Frequently asked questions

How is this different from general enterprise software usability testing?

Enterprise software usability testing focuses on complex workflows, multi-role processes, and professional users. Enterprise security tool testing adds threat simulation, real-time pressure, mission-critical error consequences, and domain-specific metrics (MTTD, MTTR, false positive discrimination). The testing methodology, environment setup, and success metrics are all security-specific.

How many test sessions do you need per security role?

Five to eight sessions per role per round. If you are testing 3 roles (Tier 1 analyst, Tier 2 analyst, Security Engineer), that is 15-24 sessions per round. Run multiple rounds as the product evolves rather than one large study.

Can you do unmoderated testing for security tools?
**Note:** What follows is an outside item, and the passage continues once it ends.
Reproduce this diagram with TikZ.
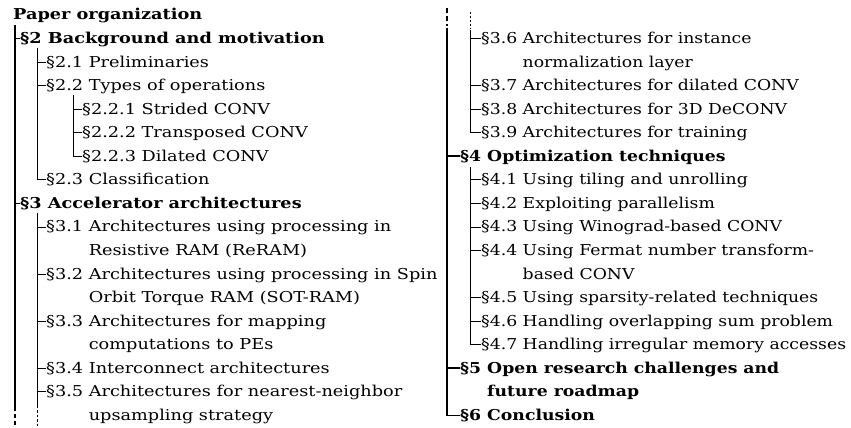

Limited applications. Unmoderated testing works for simple tasks (find a specific alert, navigate to a setting, interpret a dashboard widget). It does not work for complex investigation scenarios that require think-aloud narration to understand the analyst’s reasoning. The most valuable data in security usability testing comes from hearing why an analyst made a specific decision, not just what they clicked.

Should you test with MITRE ATT&CK scenarios if your users are not familiar with the framework?

Yes, but do not label the scenarios with ATT&CK technique IDs in the test. Use the framework to design realistic attack chains, then present them as natural incidents: “Three users received suspicious emails and one clicked a link. Investigate.” The ATT&CK mapping ensures your scenarios are technically accurate. Participants do not need to know the framework to engage with realistic scenarios.

How do you measure alert fatigue in a usability test?

Track three indicators: (1) Time spent per alert decreases as the session progresses (analysts start skimming). (2) Correct threat identification rate drops after a threshold number of alerts (typically 30-50 in a test session). (3) Analysts verbalize frustration or start batch-dismissing alerts without investigation. Combine these behavioral observations with post-session interview questions about when they felt overwhelmed.